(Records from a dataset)
=====

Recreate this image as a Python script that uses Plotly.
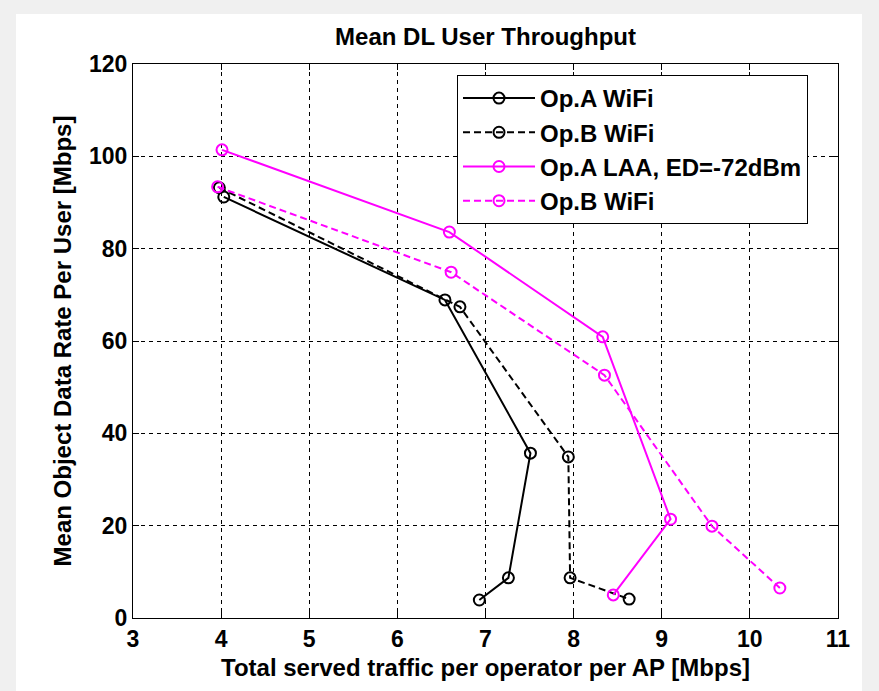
import plotly.graph_objects as go

# Data
opa_wifi_x = [4.03, 6.54, 7.51, 7.26, 6.93]
opa_wifi_y = [91.2, 68.9, 35.7, 8.7, 3.9]

opb_wifi_x = [3.98, 6.71, 7.94, 7.96, 8.63]
opb_wifi_y = [93.2, 67.4, 34.9, 8.7, 4.1]

opa_laa_x = [4.01, 6.59, 8.33, 9.10, 8.45]
opa_laa_y = [101.4, 83.6, 60.9, 21.4, 5.0]

opb_wifi2_x = [3.96, 6.61, 8.35, 9.57, 10.34]
opb_wifi2_y = [93.4, 74.9, 52.6, 19.9, 6.5]

series_names = ["Op.A WiFi", "Op.B WiFi", "Op.A LAA, ED=-72dBm", "Op.B WiFi"]

x_ticks = [3, 4, 5, 6, 7, 8, 9, 10, 11]
y_ticks = [0, 20, 40, 60, 80, 100, 120]

FONT = "Liberation Sans, Arial, sans-serif"
MAG = "#ff00ff"

fig = go.Figure()

specs = [
    (opa_wifi_x, opa_wifi_y, series_names[0], "black", "solid"),
    (opb_wifi_x, opb_wifi_y, series_names[1], "black", "7px,4px"),
    (opa_laa_x, opa_laa_y, series_names[2], MAG, "solid"),
    (opb_wifi2_x, opb_wifi2_y, series_names[3], MAG, "7px,4px"),
]
for xs, ys, name, col, dash in specs:
    fig.add_trace(go.Scatter(
        x=xs, y=ys, name=name, mode="lines+markers",
        line=dict(color=col, width=2, dash=dash),
        marker=dict(symbol="circle-open", size=11, color=col, line=dict(width=2, color=col)),
    ))

L, R, T, B = 133, 41, 64, 73
W, H = 879, 691
pw, ph = W - L - R, H - T - B

def px2paper_x(px):
    return (px - L) / pw

def px2paper_y(py):
    return (H - B - py) / ph

axis_common = dict(
    showline=True, linecolor="black", linewidth=1, mirror="allticks",
    ticks="inside", ticklen=6, tickcolor="black",
    showgrid=True, gridcolor="black", gridwidth=1, griddash="4px,4px",
    zeroline=False,
    tickfont=dict(family=FONT, size=23, color="black", weight="bold"),
)

fig.update_layout(
    width=W, height=H,
    margin=dict(l=L, r=R, t=T, b=B),
    paper_bgcolor="#f0f0f0",
    plot_bgcolor="white",
    title=dict(text="<b>Mean DL User Throughput</b>", x=(L + pw / 2) / W,
               xanchor="center", y=1 - 37 / H, yanchor="middle",
               font=dict(family=FONT, size=24, color="black")),
    xaxis=dict(range=[3, 11], tickvals=x_ticks, ticktext=[str(v) for v in x_ticks],
               title=dict(text="<b>Total served traffic per operator per AP [Mbps]</b>",
                          font=dict(family=FONT, size=24, color="black"), standoff=8),
               **axis_common),
    yaxis=dict(range=[0, 120], tickvals=y_ticks, ticktext=[str(v) for v in y_ticks],
               title=dict(text="<b>Mean Object Data Rate Per User [Mbps]</b>",
                          font=dict(family=FONT, size=24, color="black"), standoff=10),
               **axis_common),
    legend=dict(x=px2paper_x(457), y=px2paper_y(75), xanchor="left", yanchor="top",
                bgcolor="white", bordercolor="black", borderwidth=1,
                font=dict(family=FONT, size=24, color="black", weight="bold"),
                itemwidth=72, tracegroupgap=0),
    showlegend=True,
    shapes=[dict(type="rect", xref="paper", yref="paper", layer="below",
                 x0=px2paper_x(16), x1=px2paper_x(862), y0=px2paper_y(691), y1=px2paper_y(14),
                 fillcolor="white", line=dict(width=0))],
)

fig.write_html("out.html", config={"displayModeBar": False},
               post_script="document.body.style.margin='0';document.body.style.padding='0';document.body.style.overflow='hidden';")
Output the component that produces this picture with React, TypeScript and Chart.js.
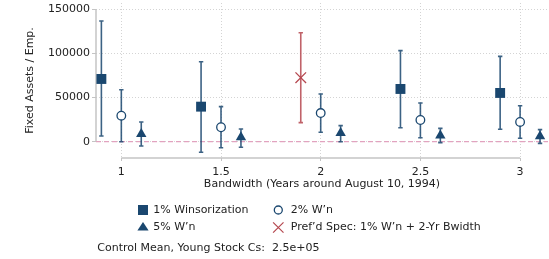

=====

(EXERCISE AIM):
Extract the lines exactly, please: the first line of the listing, the line with "fig = go.Figure()", and every line between them, but no pictures.

(RESPONSE TO THIS TASK):
Recreate this image as a Python script that uses Plotly.
import plotly.graph_objects as go

# Data
opa_wifi_x = [4.03, 6.54, 7.51, 7.26, 6.93]
opa_wifi_y = [91.2, 68.9, 35.7, 8.7, 3.9]

opb_wifi_x = [3.98, 6.71, 7.94, 7.96, 8.63]
opb_wifi_y = [93.2, 67.4, 34.9, 8.7, 4.1]

opa_laa_x = [4.01, 6.59, 8.33, 9.10, 8.45]
opa_laa_y = [101.4, 83.6, 60.9, 21.4, 5.0]

opb_wifi2_x = [3.96, 6.61, 8.35, 9.57, 10.34]
opb_wifi2_y = [93.4, 74.9, 52.6, 19.9, 6.5]

series_names = ["Op.A WiFi", "Op.B WiFi", "Op.A LAA, ED=-72dBm", "Op.B WiFi"]

x_ticks = [3, 4, 5, 6, 7, 8, 9, 10, 11]
y_ticks = [0, 20, 40, 60, 80, 100, 120]

FONT = "Liberation Sans, Arial, sans-serif"
MAG = "#ff00ff"

fig = go.Figure()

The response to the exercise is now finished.